Jakarta (ANTARA News) - Balai Besar Teknologi Pencegahan Pencemaran Industri (BBTPPI) Semarang meneliti mengenai penerapan teknologi ‘light scattering’ berbasis mikrokontroler yang berfungsi untuk menentukan kadar karet kering.

Teknologi ini perlu dimanfaatkan oleh industri karet alam nasional, khususnya yang mengolah jenis karet alam lembaran atau ribbed smoked sheet (RSS).

“Teknologi tersebut memiliki akurasi yang lebih baik jika dibandingkan dengan metode gravimetri yang lazim digunakan di Indonesia,” kata Kepala Badan Penelitian dan Pengembangan Industri (BPPI) Ngakan Timur Antara melalui keterangannya di Jakarta, Selasa.

Ngakan menambahkan bahwa Inovasi dari BBTPPI ini juga telah mendapatkan pengakuan sebagai salah satu dari 108 Inovasi Indonesia Prospektif oleh Business Innovation Center dan LIPI.

Ngakan menjelaskan, metode gravimetri dilakukan dengan cara memperbandingkan massa sesudah pengeringan dibandingkan dengan massa sebelum pengeringan.

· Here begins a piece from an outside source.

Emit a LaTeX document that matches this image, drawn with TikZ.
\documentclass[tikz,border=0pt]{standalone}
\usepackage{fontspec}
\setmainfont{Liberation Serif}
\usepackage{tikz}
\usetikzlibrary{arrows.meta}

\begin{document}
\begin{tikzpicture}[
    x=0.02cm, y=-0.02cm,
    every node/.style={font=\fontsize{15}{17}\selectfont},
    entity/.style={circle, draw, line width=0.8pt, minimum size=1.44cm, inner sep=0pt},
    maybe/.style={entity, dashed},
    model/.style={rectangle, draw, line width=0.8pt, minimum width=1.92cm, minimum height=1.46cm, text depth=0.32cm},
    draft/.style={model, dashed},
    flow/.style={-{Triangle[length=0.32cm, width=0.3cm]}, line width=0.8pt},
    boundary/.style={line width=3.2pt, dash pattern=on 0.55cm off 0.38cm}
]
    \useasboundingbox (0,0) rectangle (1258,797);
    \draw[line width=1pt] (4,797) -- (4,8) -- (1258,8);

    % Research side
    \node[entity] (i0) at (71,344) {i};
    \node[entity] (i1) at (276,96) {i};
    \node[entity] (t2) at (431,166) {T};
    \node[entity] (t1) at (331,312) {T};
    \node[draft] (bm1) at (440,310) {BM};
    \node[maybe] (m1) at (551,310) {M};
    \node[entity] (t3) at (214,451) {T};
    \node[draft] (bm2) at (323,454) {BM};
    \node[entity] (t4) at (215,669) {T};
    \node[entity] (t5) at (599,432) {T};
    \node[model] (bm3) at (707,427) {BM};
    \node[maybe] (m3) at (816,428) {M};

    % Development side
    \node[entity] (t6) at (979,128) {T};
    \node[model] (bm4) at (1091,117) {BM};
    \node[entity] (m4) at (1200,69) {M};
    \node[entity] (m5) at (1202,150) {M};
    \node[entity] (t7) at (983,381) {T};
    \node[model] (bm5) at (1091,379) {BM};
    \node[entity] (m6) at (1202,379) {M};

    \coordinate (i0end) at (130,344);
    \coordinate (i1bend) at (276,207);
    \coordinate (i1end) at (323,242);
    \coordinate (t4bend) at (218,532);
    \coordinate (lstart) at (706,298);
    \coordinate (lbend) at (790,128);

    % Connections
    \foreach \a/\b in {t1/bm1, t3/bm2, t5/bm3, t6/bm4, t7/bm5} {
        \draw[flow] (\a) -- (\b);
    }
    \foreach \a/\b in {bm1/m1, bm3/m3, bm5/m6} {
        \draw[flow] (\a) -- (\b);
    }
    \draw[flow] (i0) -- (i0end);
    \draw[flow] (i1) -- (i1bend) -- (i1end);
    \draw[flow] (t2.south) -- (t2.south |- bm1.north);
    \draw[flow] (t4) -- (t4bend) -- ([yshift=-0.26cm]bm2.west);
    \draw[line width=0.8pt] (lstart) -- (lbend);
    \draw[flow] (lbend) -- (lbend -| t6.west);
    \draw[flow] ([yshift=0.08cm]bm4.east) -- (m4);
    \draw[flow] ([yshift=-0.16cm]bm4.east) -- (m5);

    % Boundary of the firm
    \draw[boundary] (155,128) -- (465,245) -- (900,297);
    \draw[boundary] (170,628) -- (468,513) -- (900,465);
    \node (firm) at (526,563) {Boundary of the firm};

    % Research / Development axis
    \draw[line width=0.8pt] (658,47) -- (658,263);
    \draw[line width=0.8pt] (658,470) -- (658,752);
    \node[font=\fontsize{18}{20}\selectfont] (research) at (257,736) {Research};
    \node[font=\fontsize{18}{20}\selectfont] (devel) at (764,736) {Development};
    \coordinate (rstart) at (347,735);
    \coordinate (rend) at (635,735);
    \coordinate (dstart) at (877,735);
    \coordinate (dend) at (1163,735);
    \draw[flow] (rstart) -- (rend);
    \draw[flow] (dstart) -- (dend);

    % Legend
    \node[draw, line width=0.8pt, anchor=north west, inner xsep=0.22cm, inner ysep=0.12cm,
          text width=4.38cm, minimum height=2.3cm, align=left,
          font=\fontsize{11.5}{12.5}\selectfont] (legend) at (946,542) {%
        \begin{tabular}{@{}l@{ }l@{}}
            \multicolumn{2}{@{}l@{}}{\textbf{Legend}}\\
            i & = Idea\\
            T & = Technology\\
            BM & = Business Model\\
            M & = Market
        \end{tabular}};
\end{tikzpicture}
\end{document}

“Bagi beberapa perusahaan, metode gravimetri dianggap belum cukup akurat untuk menentukan kadar karet kering pada lateks, karena dalam praktiknya, penentuan kadar kering karet masih mengandalkan feeling dari operator,” tuturnya.

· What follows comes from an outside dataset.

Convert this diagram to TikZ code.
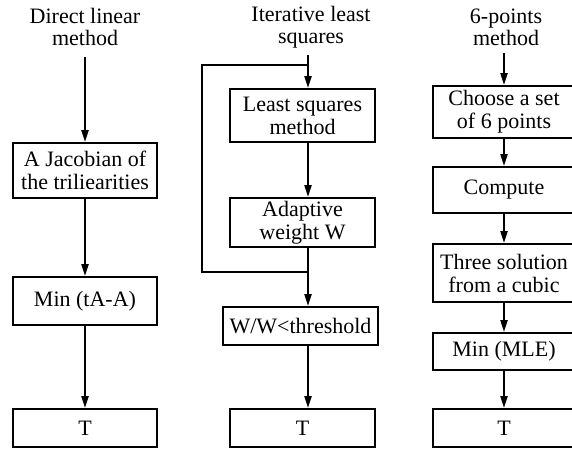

Berdasarkan hal tersebut, lanjutnya, diperlukan pendekatan teknologi guna lebih memudahkan. Maka itu, BBTPPI mengembangkan hasil risetnya.

“Teknologi light scattering berbasis mikrokontroler ini juga merupakan metode non-destructive dan tidak menggunakan bahan kimia dalam proses analisanya sehingga lebih ramah lingkungan,” tegas Ngakan.

Teknologi ini juga sudah terverifikasi pada standar ISO 126 : 2005 tentang Method Of Test For Natural Rubber Latex, Determination of Dry Rubber Content.

Menurut Ngakan, kadar karet kering dalam industri karet merupakan salah satu faktor penentu baik tidaknya kualitas suatu lateks.

“Kadar karet kering lateks atau bekuan sangat penting untuk diketahui karena selain dapat digunakan sebagai pedoman penentuan harga, juga menjadi standar dalam pemberian bahan kimia untuk pengolahan karet RSS, thin pale crepes, dan lateks pekat,” paparnya.

Pada pengolahan karet lembaran misalnya, nilai kadar karet kering pun digunakan sebagai dasar dalam menentukan jumlah kebutuhan air pada proses pencairan lateks sampai diperoleh kadar karet baku atau yang standar.

”Bahkan, kadar karet kering menjadi pertimbangan penting dalam penentuan biaya produksi dari karet jenis RSS,” imbuhnya.

Menteri Perindustrian Airlangga Hartarto pernah menyampaikan, pengembangan industri karet hilir di dalam negeri masih cukup prospektif karena Indonesia merupakan salah satu negara utama penghasil karet alam dengan produksi melebihi tiga juta ton per tahun.

“Apalagi, produksi karet alam nasional masih dapat ditingkatkan mengingat potensi lahan yang ada mencapai 3,5 juta hektare serta didukung oleh program-program penelitian dan pengembangan yang dilakukan baik oleh Pemerintah, institusi pendidikan maupun pihak swasta,” ungkapnya.

Terlebih lagi, adanya kebijakan Pemerintah dalam pembangunan tol laut dinilai menjadi peluang besar bagi industri karet nasional untuk menunjang kebutuhan pembangunan pelabuhan seperti menghasilkan rubber dock fender,rubber floating fender, dan rubber bumper.

Merujuk data Gabungan Perusahaan Karet Indonesia (Gapkindo), karet alam menyumbang sebesar 45 persen untuk bahan baku ban.

Produk ban dalam negeri menjadi salah satu komoditas andalan ekspor Indonesia. Dari total produksi, 70 persen diperuntukkan bagi pasar ekspor dengan nilai mencapai 1,5 miliar dolar AS per tahun.